You may also have a CPU usage problem adding to the wait time. Depending on how your system is setup, your job might be only getting a small slice of CPU time and waiting the rest of the time. You can tell by looking at the CPU time consumed (it's also in the joblog messages) and comparing it to the elapsed time...for instance, if your job gets 1000 CPU seconds (TCB + SRB) over 3 hours, you're averaging 9% CPU usage over that time. It may be that submitting your job in a different job class makes a difference - ask your local systems programmer.
Of course, 9% CPU time might not be a problem - your job is likely heavily I/O bound, so a lot of the wait time is about waiting for I/O to complete, not waiting for more CPU time. What you really want to know is whether your wait time is waiting for CPU access, waiting for I/O or some other reason. Again, your local systems programmer should be able to help you answer this if he knows how to read the RMF reports.
Next thing to do is understand your I/O a little better with a goal of reducing the overall number of physical I/O operations that need to be performed and/or making every I/O run a little faster.
Think of it this way: every physical I/O is going to take a minimum of maybe 2-3 milliseconds. In your worst case, if every one of those 160M records you're reading/writing were to take 3ms, the elapsed time would be 160,000,000 X .003 = 480,000 seconds, or five and a half days!

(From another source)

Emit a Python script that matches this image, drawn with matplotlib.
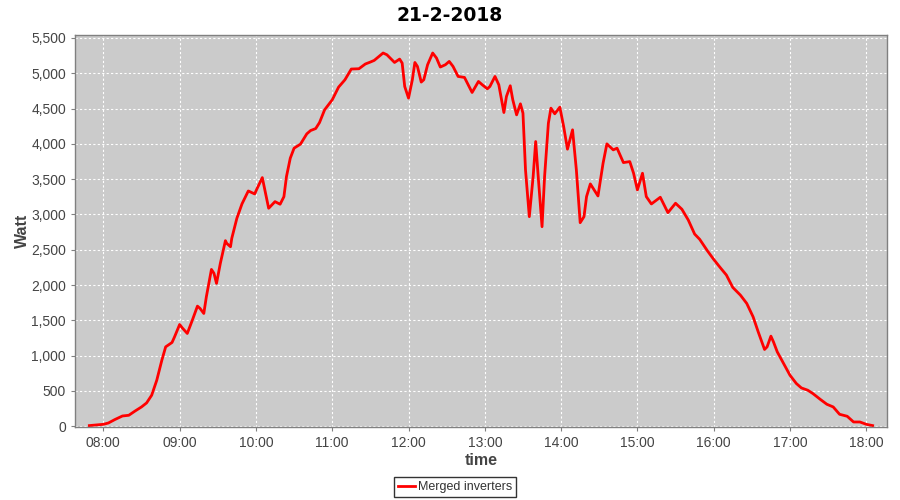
import matplotlib
matplotlib.use("Agg")
import matplotlib.pyplot as plt
import matplotlib.dates as mdates
from matplotlib.ticker import FuncFormatter, MultipleLocator
import pandas as pd

title = "21-2-2018"
series_name = "Merged inverters"
x_label = "time"
y_label = "Watt"

# minutes after midnight
minutes = [469, 480, 484, 489, 495, 500, 505, 510, 514, 518, 522, 526, 529, 534, 536,
           540, 542, 546, 550, 554, 556, 559, 561, 565, 567, 569, 572, 576, 577, 580,
           581, 585, 589, 594, 599, 601, 605, 607, 610, 615, 619, 622, 624, 627, 630,
           635, 640, 643, 647, 650, 654, 660, 665, 670, 675, 681, 686, 690, 693, 700,
           703, 709, 713, 715, 717, 720, 723, 725, 727, 730, 732, 735, 739, 742, 745,
           749, 752, 755, 759, 764, 770, 775, 778, 782, 784, 788, 791, 795, 797, 800,
           802, 805, 808, 810, 812, 815, 818, 820, 822, 825, 827, 830, 832, 835, 839,
           842, 845, 849, 852, 855, 858, 860, 863, 869, 873, 876, 881, 884, 889, 894,
           897, 900, 904, 907, 911, 918, 924, 930, 935, 940, 945, 949, 955, 960, 965,
           970, 975, 981, 986, 991, 995, 1000, 1002, 1005, 1007, 1010, 1015, 1020, 1025, 1029,
           1034, 1038, 1044, 1049, 1054, 1059, 1065, 1070, 1075, 1080, 1085]
watts = [10, 28, 47, 95, 146, 156, 217, 274, 331, 440, 652, 936, 1125, 1187, 1267,
         1442, 1395, 1315, 1504, 1702, 1670, 1598, 1834, 2222, 2166, 2024, 2308, 2629, 2591, 2543,
         2662, 2946, 3149, 3333, 3291, 3371, 3522, 3348, 3088, 3182, 3145, 3252, 3536, 3797, 3939,
         3996, 4142, 4189, 4217, 4302, 4482, 4624, 4804, 4908, 5060, 5064, 5131, 5159, 5182, 5287,
         5262, 5153, 5201, 5144, 4813, 4648, 4908, 5153, 5097, 4875, 4908, 5121, 5287, 5216, 5088,
         5121, 5168, 5097, 4955, 4941, 4728, 4884, 4837, 4780, 4813, 4955, 4837, 4444, 4671, 4823,
         4624, 4411, 4567, 4435, 3631, 2969, 3536, 4033, 3536, 2827, 3536, 4294, 4506, 4426, 4520,
         4246, 3925, 4199, 3631, 2884, 2969, 3253, 3433, 3262, 3726, 4000, 3915, 3939, 3735, 3749,
         3584, 3348, 3584, 3253, 3149, 3244, 3026, 3159, 3074, 2922, 2723, 2648, 2487, 2364, 2251,
         2142, 1967, 1858, 1740, 1550, 1338, 1088, 1125, 1277, 1196, 1054, 889, 723, 606, 543,
         511, 464, 379, 312, 274, 170, 142, 61, 61, 28, 10]

day = pd.Timestamp("2018-02-21")
times = [day + pd.Timedelta(minutes=m) for m in minutes]

fig = plt.figure(figsize=(9, 5), dpi=100)
fig.patch.set_facecolor("white")
ax = fig.add_axes([75/900, 1-427/500, (887-75)/900, (427-35)/500])
ax.set_facecolor("#cbcbcb")

line, = ax.plot(times, watts, color="#ff0000", lw=2.0, solid_joinstyle="round")

ax.set_xlim(day + pd.Timedelta(minutes=457.7), day + pd.Timedelta(minutes=1096.3))
ax.set_ylim(-10, 5542)

ax.xaxis.set_major_locator(mdates.HourLocator())
ax.xaxis.set_major_formatter(mdates.DateFormatter("%H:%M"))
ax.yaxis.set_major_locator(MultipleLocator(500))
ax.yaxis.set_major_formatter(FuncFormatter(lambda v, p: f"{int(v):,}"))

ax.grid(True, color="white", lw=0.8, linestyle=(0, (2, 2)))
ax.set_axisbelow(True)
for s in ax.spines.values():
    s.set_color("#808080")
    s.set_linewidth(1.0)

ax.tick_params(axis="both", colors="#808080", length=3, width=0.8, direction="out",
               labelcolor="#444444", labelsize=10)
for lab in ax.get_xticklabels() + ax.get_yticklabels():
    lab.set_family("Liberation Sans")

ax.set_xlabel(x_label, fontsize=11.5, fontweight="bold", color="#444444",
              family="Liberation Sans", labelpad=2)
ax.set_ylabel(y_label, fontsize=11.5, fontweight="bold", color="#444444",
              family="Liberation Sans", labelpad=1)

fig.text(0.5, 1 - 20.7/500, title, ha="center", va="baseline", fontsize=13.5,
         fontweight="bold", color="black", family="DejaVu Sans")

leg = fig.legend([line], [series_name], loc="center", bbox_to_anchor=(455/900, 1 - 487/500),
                 frameon=True, fancybox=False, handlelength=1.4,
                 handletextpad=0.2, borderpad=0.3, borderaxespad=0,
                 prop={"family": "Liberation Sans", "size": 9})
leg.get_frame().set_edgecolor("black")
leg.get_frame().set_linewidth(1.0)
for t in leg.get_texts():
    t.set_color("#333333")

fig.savefig("out.png", dpi=100)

As another responder mentions, blocksize and buffering are your friends. Since most of the time in an I/O operation comes down to firing off the I/O and waiting for the response, a "big I/O" doesn't take all that much longer than a "small I/O". Generally, you want to do as few and as large physical I/O operations as possible to push elapsed time down.
Depending on the type of tape device you're using, you should be able to get up to 256K blocksizes on your tape - that's 7 records per I/O. Your BLKSIZE=0 might already be getting you this, depending how your system is configured. Note though that this is device dependent, and watch out if your site happens to use one of the virtual tape products that map "real" tape drives to disk...here, blocksizes over a certain limit (32K) tend to run slower.
Buffering is unfortunately more complex than the previous answer suggested...turns out BUFNO is for relatively simple applications using IBM's QSAM access method - and this isn't what DFSORT does. Indeed, DFSORT is quite smart about how it does it's I/O, and it dynamically creates buffers based on available memory. Still, you might try running your job in a larger region (for instance, REGION=0 in your JCL) and you might find DFSORT options like MAINSIZE=MAX help - see this link for more information.
As for your disk I/O (which includes those SORTWK datasets), there are lots of options here too. Your 30K LRECL limits what you can do for blocking to a good degree, but there are all sorts of disk tuning exercises you can go through, from using VIO datasets to PAVs (parallel access volumes). Point is, a lot of this is also configuration-specific, and so the right answer is going to depend on what your site has and how it's all configured.
But maybe the most important thing is that you don't want to go at it purely trial and error until you stumble across the right answer. If you want to learn, get familiar with RMF or whatever performance management tools your site has (or find a systems programmer that's willing to work with you) and dig in. Ask yourself, what's the bottleneck - why isn't this job running faster? Then find the bottleneck, fix it and move on to the next one. These are tremendous skills to have, and once you know the basics, it stops feeling like a black art, and more like a systematic process you can follow with anything.